3

The man who called himself Dan Cooper finished tying the bundle of money around his midriff. He then went to one of the overhead bins, the one above seat 12C — the one that had been opened by the old man. He pulled out some hand luggage, strewing it about the cabin, until he reached a battered brown briefcase. He removed it with care and placed it on his own seat. Then he opened more bins and pulled out luggage at random — bags, purses, coats, umbrellas — and tossed it around the interior. The storm had gotten worse and their course was taking them through some turbulence, the plane thumping up and down from time to time, causing additional luggage to topple out of the open bins.

Stepping over the luggage, Cooper donned a back parachute with swift and efficient movements, then put on the forward, reserve chute. He went to the aft stairs and, referring to the card of instructions Schaffner had given him, unsealed the hatch to a great roar of wind and opened the stairs into the darkness.

The sudden change in pressure alarmed the pilots in the cockpit. Copilot Rataczak got on the intercom. “Can you hear me?” he called. “Is everything okay back there?”

“Everything is okay.”

The hijacker reached around and grasped his own attaché case — the one containing the fake bomb — and threw it out the hatch into the thunderous darkness. Next, he selected several pieces of luggage at random and tossed them out as well. Finally, using shroud lines cut from a parachute he wasn’t planning to use, he took the brown briefcase he had removed from the overhead bin and securely tied it to his midriff opposite the money bag. He now bore a faint resemblance to the Michelin Man: parachutes on the front and back, the money tied on one side and the briefcase on the other. It may have looked comical, but it was secure.

This accomplished, he stepped carefully onto the stairs and then, a moment later, jumped into the night. In the cockpit, everyone noted the sudden lift caused by the release of weight, and the captain recorded the time: 8:13 PM. But they weren’t sure what it meant. They had no way of knowing if the hijacker was still in the plane, and so they flew onward to Reno.


Cooper hurtled out into the blasting wind. He waited a moment to clear the two engines, which on the Boeing 727–100 were mounted aft; stabilized his free fall; counted a full sixty seconds — and then released the drogue. This action pulled out a ten-foot bridle, which in turn yanked the parachute out of the deployment bag. Cooper noted all these stages by feel, with satisfaction. As soon as the chute was fully open, he oriented himself, making out the faint lights of the town of Packwood, his fixed point of reference — dimmed by the storm but still visible.

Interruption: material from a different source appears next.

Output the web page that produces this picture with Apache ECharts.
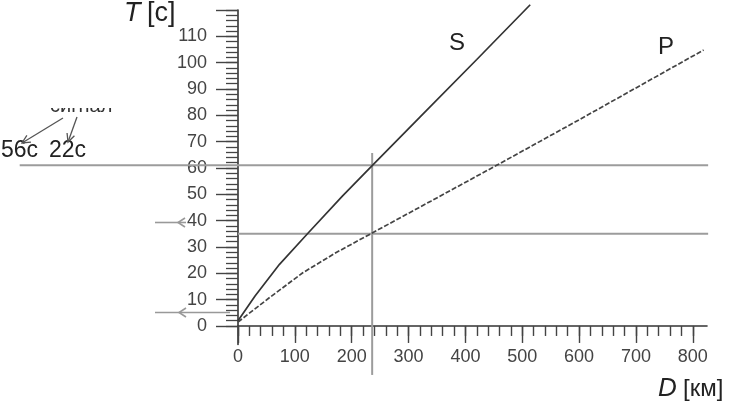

Then he reached down to where he had tied the bag of money, tugged open the drawstring, and reached into the bag. With the chute open, the wind had lessened considerably and movement was easier. He grabbed a fistful of cash, yanked it out, and tossed it away. Then he began emptying the bag as quickly as possible, throwing handfuls of money off into the night.

Suddenly, he felt a jerk on the lines. Looking up, he saw that several bundles of money had been swept upward and were interfering with the main canopy, partially deflating it. At the same time, he felt his fall accelerate toward a fatal rate of descent.

He did not panic. In a practiced move, he cut away the main canopy by pulling the release handles on the shoulder straps. He now went into free fall. He quickly pulled the second handle to manually deploy the reserve chute. But when it snapped out and open, he realized there was something wrong with this, as well; it had deployed but not cleanly. Maybe it had been sabotaged or, more likely, it had simply become stiff from sitting too long without being repacked. A not uncommon problem.

But it was a dire problem for him.

Cooper felt an unfamiliar surge of panic as he dropped through the darkness, the wind tearing loose the bag with the rest of the money. Nothing he tried could correct the deployment of the reserve chute. He continued to fall, the partially collapsed reserve chute juddering in the turbulence, a final cloud of twenty-dollar bills bursting like confetti and fluttering away into the night as the struggling figure plummeted down toward the forest below, soon lost from sight in the howling storm.